DART ministries adopt a similar approach to doing justice in communities across the United States. Generally speaking, congregations do a great job of faithfulness and mercy ministry, but when it comes to justice there is not much being done. This is because individual congregations do not have the power necessary to hold powerful individuals accountable.

Building Power Through Networks

The DART organization sees power as coming from two distinct sources – organized money and organized people. Most of the world runs on the power of organized money and in order to hold that kind of power accountable, congregations need to be able to build the power of organized people.

This is where the individual congregation based ministries like Justice Matters comes in. Justice Matters is led by a lead organizer like Ben, who begins building relationships with local churches.

As churches partner with Justice Matters, Ben meets with individual members of a given congregation and forms a core group of Justice Matters team members. Each team member is in charge of building their own group of 10 – 12 network members.

As more churches partner with the ministry, the network grows, and then every fall, each team member leads a house meeting with their respective team members.

Listen, Define Problems, Research Solutions, Take Action

Photo credit: ToGa Wanderings / Foter.com / CC BY

Photo credit: ToGa Wanderings / Foter.com / CC BY

These house meetings are a crucial part of the annual “listening process”. It is at these house meetings that stories are shared of injustices in the local community.

After countless house meetings across the city, the stories are gathered and the most widespread injustices are revealed. Then, after selecting the top two or three issues to be tackled, Team Members and Network Members are given the opportunity to be a part of research committees. During the research process information is gathered in order to better understand the issue.

The goal of this process is not to find answers, but to actually gain a clear picture of what is actually happening in the city.

After researching the problem, it’s time to find a solution. Committees work to find justice oriented solutions that speak to the root cause of the issue rather than simply treating the symptoms of a broken system.

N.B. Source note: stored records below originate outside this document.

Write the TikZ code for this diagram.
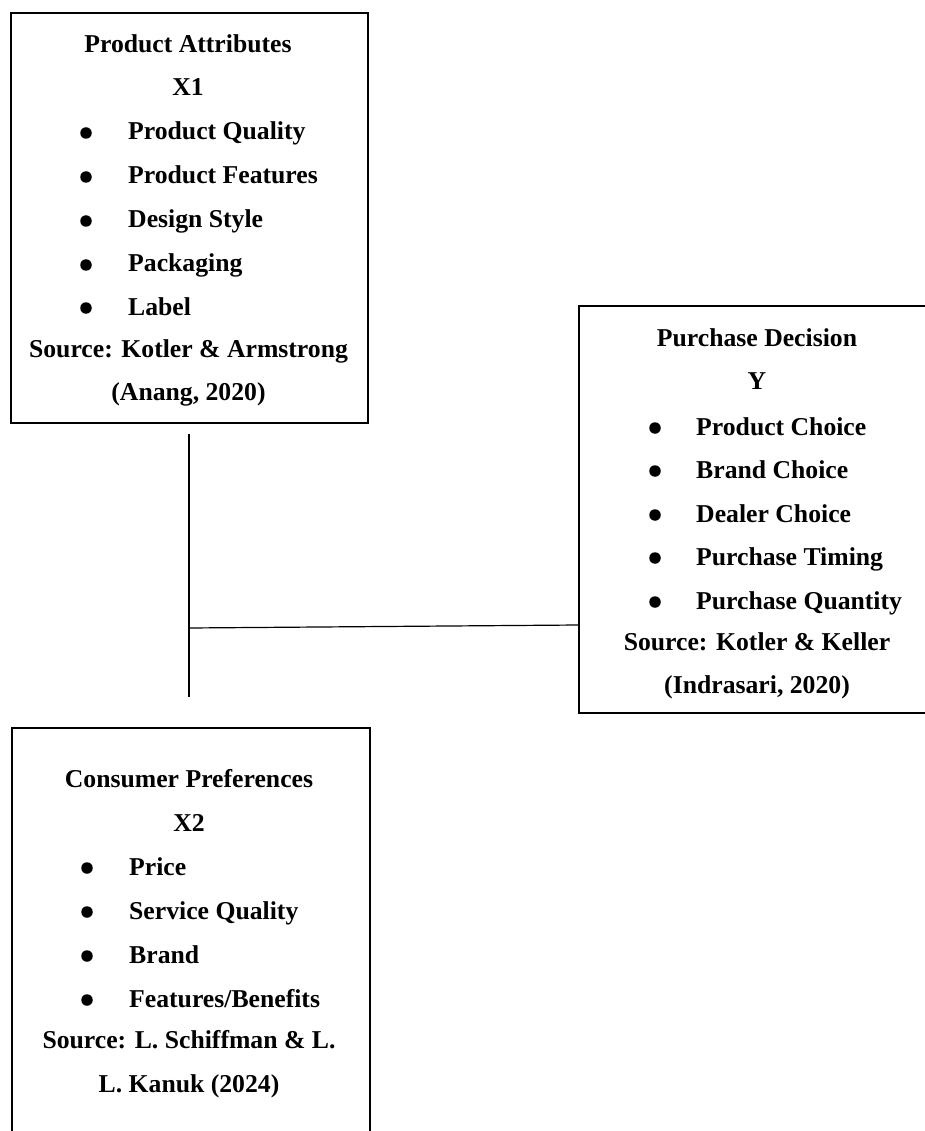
\documentclass[tikz,border=0pt]{standalone}
\usepackage{fontspec}
\setmainfont{Liberation Serif}
\begin{document}
\begin{tikzpicture}[x=1pt,y=-1pt,
  box/.style={draw=black,line width=1.8pt,inner sep=0pt,anchor=north west},
  conn/.style={draw=black,line width=1.2pt},
  txt/.style={anchor=base,inner sep=0pt,font=\fontsize{25.7}{30}\selectfont\bfseries},
  itm/.style={anchor=base west,inner sep=0pt,font=\fontsize{25.7}{30}\selectfont\bfseries},
  bul/.style={circle,fill=black,inner sep=0pt,minimum size=11.5pt}]
\useasboundingbox (0,0) rectangle (925,1131);
\clip (0,0) rectangle (925,1131);
% boxes
\node[box,minimum width=357pt,minimum height=410pt] (X1) at (10,12) {};
\node[box,minimum width=358pt,minimum height=407pt] (Y) at (578,305) {};
\node[box,minimum width=358pt,minimum height=440pt] (X2) at (11,727) {};
% X1 text
\node[txt] (x1t) at (188,53) {Product Attributes};
\node[txt] (x1v) at (188,96) {X1};
\foreach \n/\yy/\t in {a/140/{Product Quality},b/184/{Product Features},c/228/{Design Style},d/272/{Packaging},e/315/{Label}}{
  \node[bul] (x1b\n) at (86,\yy-7) {};
  \node[itm] (x1i\n) at (128,\yy) {\t};
}
\node[txt] (x1s) at (188.5,357) {Source: Kotler \& Armstrong};
\node[txt] (x1r) at (188.5,400) {(Anang, 2020)};
% Y text
\node[txt] (yt) at (757,346) {Purchase Decision};
\node[txt] (yv) at (757,389) {Y};
\foreach \n/\yy/\t in {a/435/{Product Choice},b/478/{Brand Choice},c/522/{Dealer Choice},d/565/{Purchase Timing},e/609/{Purchase Quantity}}{
  \node[bul] (yb\n) at (655,\yy-7) {};
  \node[itm] (yi\n) at (696,\yy) {\t};
}
\node[txt] (ys) at (757,650) {Source: Kotler \& Keller};
\node[txt] (yr) at (757,693) {(Indrasari, 2020)};
% X2 text
\node[txt] (x2t) at (189,787) {Consumer Preferences};
\node[txt] (x2v) at (189,831) {X2};
\foreach \n/\yy/\t in {a/875/{Price},b/919/{Service Quality},c/963/{Brand},d/1007/{Features/Benefits}}{
  \node[bul] (x2b\n) at (87,\yy-7) {};
  \node[itm] (x2i\n) at (129,\yy) {\t};
}
\node[txt] (x2s) at (189,1048) {Source: L. Schiffman \& L.};
\node[txt] (x2r) at (189,1092) {L. Kanuk (2024)};
% connectors
\coordinate (vtop) at (189,434);
\coordinate (vbot) at (189,697);
\coordinate (j) at (189,628);
\coordinate (yin) at (Y.north west |- 0,625);
\draw[conn] (vtop) -- (vbot);
\draw[conn] (j) -- (yin);
\end{tikzpicture}
\end{document}
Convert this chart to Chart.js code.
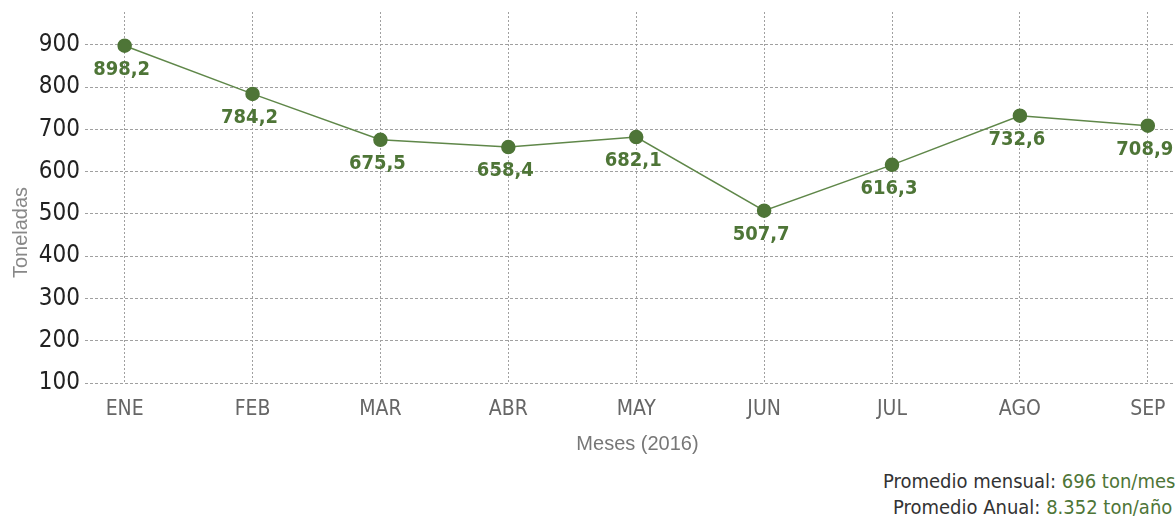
<!DOCTYPE html>
<html>
<head>
<meta charset="utf-8">
<script src="https://cdn.jsdelivr.net/npm/chart.js@4/dist/chart.umd.min.js"></script>
<style>
  html, body { margin: 0; padding: 0; background: #fff; overflow: hidden; }
  #wrap { position: relative; width: 1198px; height: 522px; overflow: hidden; }
  #chart-box { position: absolute; left: 0; top: 0; width: 1198px; height: 460px; }
  .resumen {
    position: absolute; white-space: nowrap;
    font-family: "DejaVu Sans Condensed", "Liberation Sans Narrow", sans-serif;
    font-size: 20px; line-height: 26px; color: #333;
  }
  .resumen b { font-weight: normal; color: #4e7537; }
</style>
</head>
<body>
<div id="wrap">
  <div id="chart-box"><canvas id="line-chart"></canvas></div>
  <div class="resumen" style="left:883px; top:468px;">Promedio mensual: <b>696 ton/mes</b></div>
  <div class="resumen" style="left:893px; top:494px;">Promedio Anual: <b>8.352 ton/año</b></div>
</div>
<script>
var meses = ['ENE', 'FEB', 'MAR', 'ABR', 'MAY', 'JUN', 'JUL', 'AGO', 'SEP'];
var toneladas = [898.2, 784.2, 675.5, 658.4, 682.1, 507.7, 616.3, 732.6, 708.9];
var yMin = 100;
var yMax = 900;
var yStep = 100;

var verde = '#4e7537';

puntos = [];
for (i = 0; i < meses.length; i++) {
    puntos.push({ x: i, y: toneladas[i] });
}

// value labels under each point, decimal comma
var etiquetas = {
    id: 'etiquetas',
    afterDatasetsDraw: function (chart) {
        var ctx = chart.ctx;
        var meta = chart.getDatasetMeta(0);
        ctx.save();
        ctx.font = 'bold 20px "DejaVu Sans Condensed", "Liberation Sans Narrow", sans-serif';
        ctx.fillStyle = verde;
        ctx.textAlign = 'center';
        ctx.textBaseline = 'middle';
        meta.data.forEach(function (p, i) {
            var txt = toneladas[i].toFixed(1).replace('.', ',');
            ctx.fillText(txt, p.x - 3, p.y + 24);
        });
        ctx.restore();
    }
};

// y axis title drawn by hand so it can sit lower than centre
var tituloY = {
    id: 'tituloY',
    afterDraw: function (chart) {
        var ctx = chart.ctx;
        var area = chart.chartArea;
        ctx.save();
        ctx.translate(21, (area.top + area.bottom) / 2 + 35);
        ctx.rotate(-Math.PI / 2);
        ctx.font = '20px "Liberation Sans", Arial, sans-serif';
        ctx.fillStyle = '#888';
        ctx.textAlign = 'center';
        ctx.textBaseline = 'middle';
        ctx.fillText('Toneladas', 0, 0);
        ctx.restore();
    }
};

new Chart(document.getElementById('line-chart'), {
    type: 'line',
    data: {
        datasets: [
            {
                label: 'Toneladas',
                data: puntos,
                borderColor: '#5f8749',
                borderWidth: 1.5,
                backgroundColor: verde,
                pointBackgroundColor: verde,
                pointBorderColor: verde,
                pointRadius: 6.5,
                tension: 0
            }
        ]
    },
    options: {
        responsive: true,
        maintainAspectRatio: false,
        animation: false,
        layout: { padding: { top: 12, left: 0, right: 0, bottom: 0 } },
        plugins: {
            legend: { display: false },
            tooltip: { enabled: false }
        },
        scales: {
            x: {
                type: 'linear',
                min: -0.31,
                max: 8.33,
                afterFit: function (s) { s.height = 77; },
                grid: {
                    color: '#a0a0a0',
                    lineWidth: 1,
                    drawTicks: false
                },
                border: { display: false, dash: [2, 2] },
                ticks: {
                    stepSize: 1,
                    includeBounds: false,
                    autoSkip: false,
                    maxRotation: 0,
                    padding: 16,
                    color: '#666',
                    font: { family: '"Liberation Sans Narrow", "DejaVu Sans Condensed", sans-serif', size: 21, lineHeight: 1 },
                    callback: function (v) { return meses[v] || ''; }
                },
                title: {
                    display: true,
                    text: 'Meses (2016)',
                    color: '#777',
                    font: { family: '"Liberation Sans", Arial, sans-serif', size: 20 },
                    padding: { top: 0, bottom: 4 }
                }
            },
            y: {
                min: yMin,
                max: 978,
                afterFit: function (s) {
                    s.width = 85;
                    s.paddingTop = 0;
                    s.paddingBottom = 0;
                },
                grid: {
                    color: '#a0a0a0',
                    lineWidth: 1,
                    drawTicks: false
                },
                border: { display: false, dash: [3, 2] },
                ticks: {
                    stepSize: yStep,
                    includeBounds: false,
                    padding: 5,
                    color: '#222',
                    font: { family: '"Liberation Sans Narrow", "DejaVu Sans Condensed", sans-serif', size: 24, lineHeight: 1 },
                    callback: function (v) { return v <= yMax ? v : ''; }
                }
            }
        }
    },
    plugins: [etiquetas, tituloY]
});
</script>
</body>
</html>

When all the research has been done and solution proposals have been written up, a massive assembly is organized. The goal is to have every congregation in the network turn out their average weekly worship attendance to this assembly.

It is at these Nehemiah Action Assemblies that key city officials are invited to address the issues at hand. Then in front of this large group of people, the officials are asked to commit to the proposed solutions.

It is an incredible thing to see an effectively organized group of people who have thoroughly researched issues of injustice come together and hold city leaders accountable for the decisions being made. After the assembly, there is a Jubilee Celebration where justice is celebrated and vision is cast for the next cycle of listening, research, and action. DART ministries have made incredible impacts in cities across the nation.

#DART ministries helps put names and faces on #injustices. #faith #love #Christ Click To Tweet

In Florida, students in middle schools and high schools were being arrested for minor disturbances which, in turn, affected their ability to finish their education and get jobs later in life. A DART ministry successfully proposed a program that incentivized good behavior instead of simply punishing bad behavior. As a result, arrests plummeted and graduation rates soared.

DART has been able to effectively promote job training and opportunities for ex-felons, provide affordable housing options for low-income families, improve public transportation, as well as implement many other initiatives. DART ministries give people of faith the opportunity to fulfill the requirement of doing justice and help put names and faces on these injustices.

As I have worked alongside Ben for the past year it has been incredible to see not only injustices conquered, but congregations with vast theological and traditional differences join hand in hand for the greater good, to see justice roll like waters and righteousness like an ever flowing stream.